- Born: 5 March 1918 Melbourne, Victoria
- Died: 1 April 2007 (aged 89) Richmond, Victoria
- Education: Xavier College
- Alma mater: University of Melbourne
- Occupation: Physician
- Notable work: Jointly pioneered the natural method of family planning known as the Billings Ovulation Method

= John and Evelyn Billings =

Australian physicians

John Billings , KC*SG (5 March 1918 - 1 April 2007) and his wife, Evelyn Livingston Billings , DCSG (née Thomas; 8 February 1918 – 16 February 2013), were Australian physicians who pioneered the natural method of family planning known initially as the Ovulation Method, then the Ovulation Method Billings, specified by the WHO in 1978 and finally as the Billings Ovulation Method.

==Biography ==
John Billings was born in Melbourne and was educated at Xavier College, and at the University of Melbourne where he received his Doctor of Medicine degree.

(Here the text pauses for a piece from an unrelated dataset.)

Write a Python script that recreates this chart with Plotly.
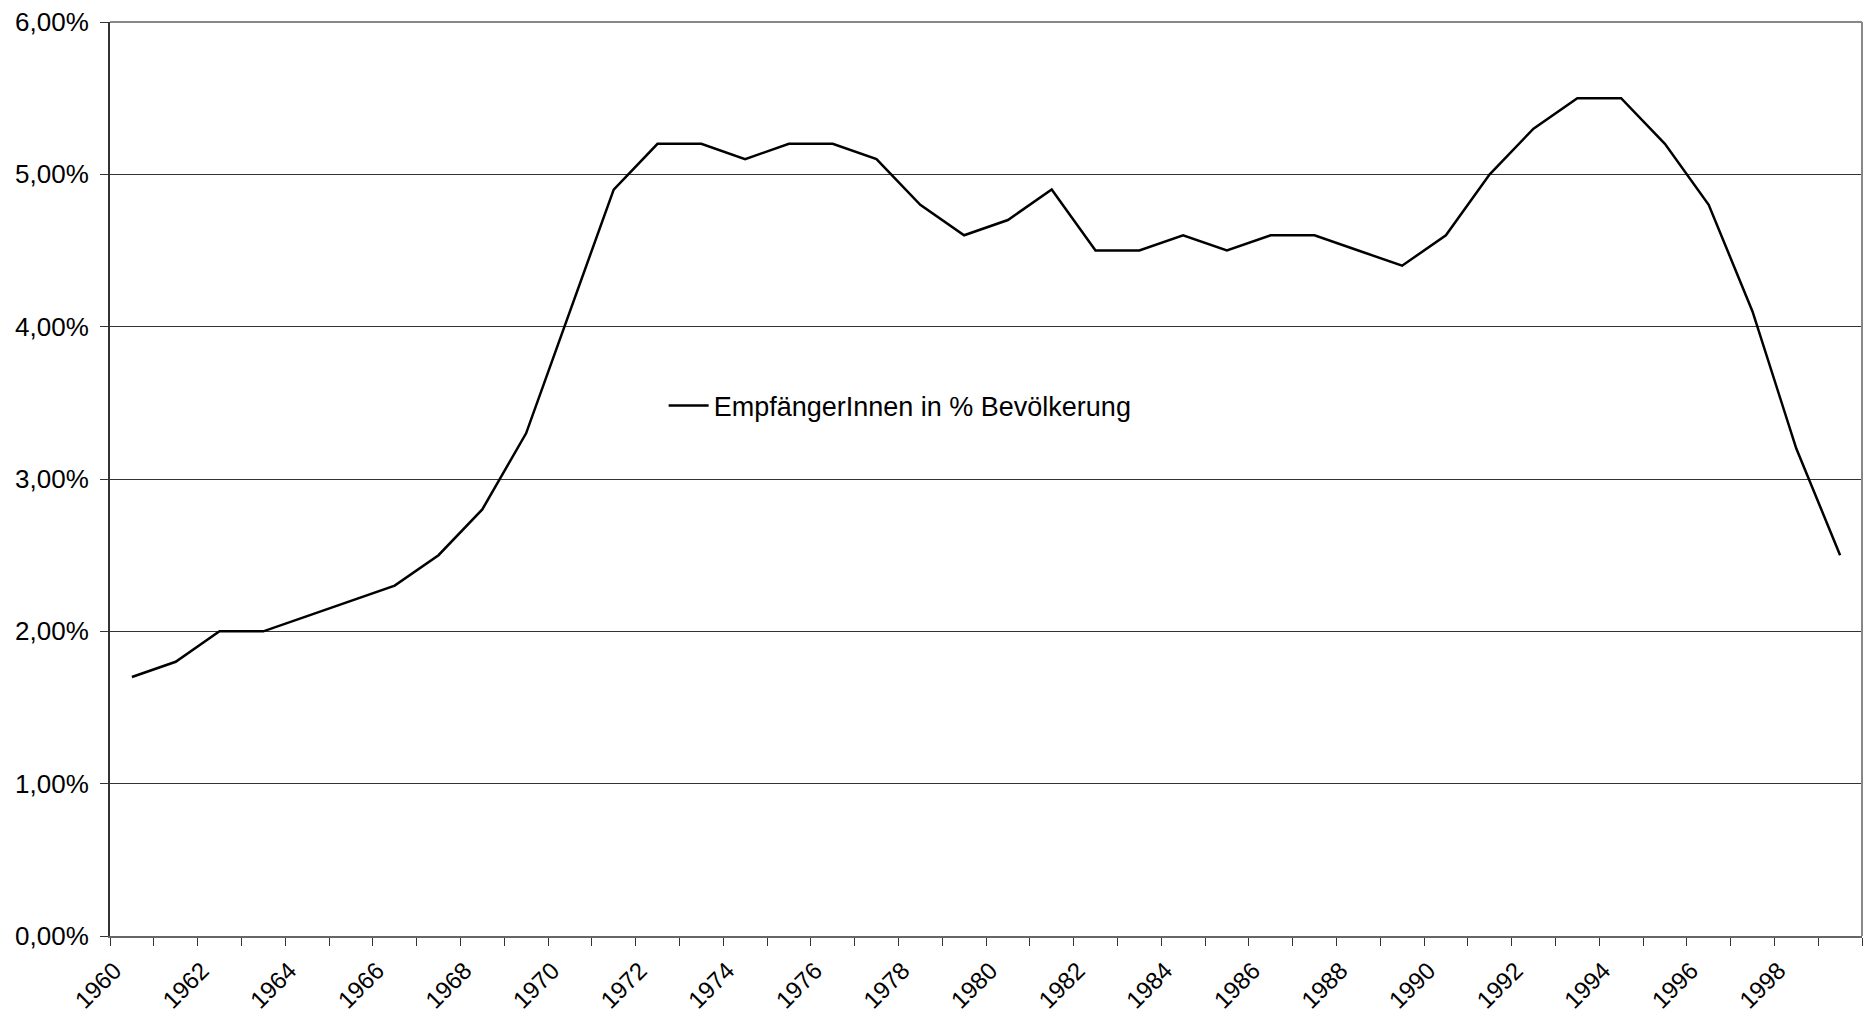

In 1953, he began work on a method of natural family planning, involving observation of several indicators of fertility and infertility, gradually focusing on the changes to cervical mucus patterns of sensation. His wife, Evelyn, became involved from 1963. The couple founded the World Organisation of the Ovulation Method Billings (WOOMB) as the body responsible for teaching the method throughout the world.

Although Billings maintained his career as a consulting neurologist to St Vincent's Hospital, he and his wife spent a large part of each year traveling to other countries, and training teachers in the Billings Ovulation Method, lecturing to doctors and students, and establishing teaching centers. The Method pioneered by the Billings was approved by both the Catholic Church and used by the World Health Organization. It was the only natural method accepted by the Chinese Government.

===Honours===
In 1969, John Billings was appointed a Knight Commander of the Order of St Gregory the Great (KCSG) by Pope Paul VI. In 2003, Pope John Paul II added a star to this papal knighthood (KC*SG). He was also made a Member of the Order of Australia in 1991.

In 2003, Evelyn Billings was made a Dame Commander of the Order of St Gregory the Great.

===Death===
John Billings died, aged 89, on 1 April 2007, at a Richmond aged care centre, survived by his wife, children and large extended family. Evelyn died on 16 February 2013, aged 95, following a brief illness.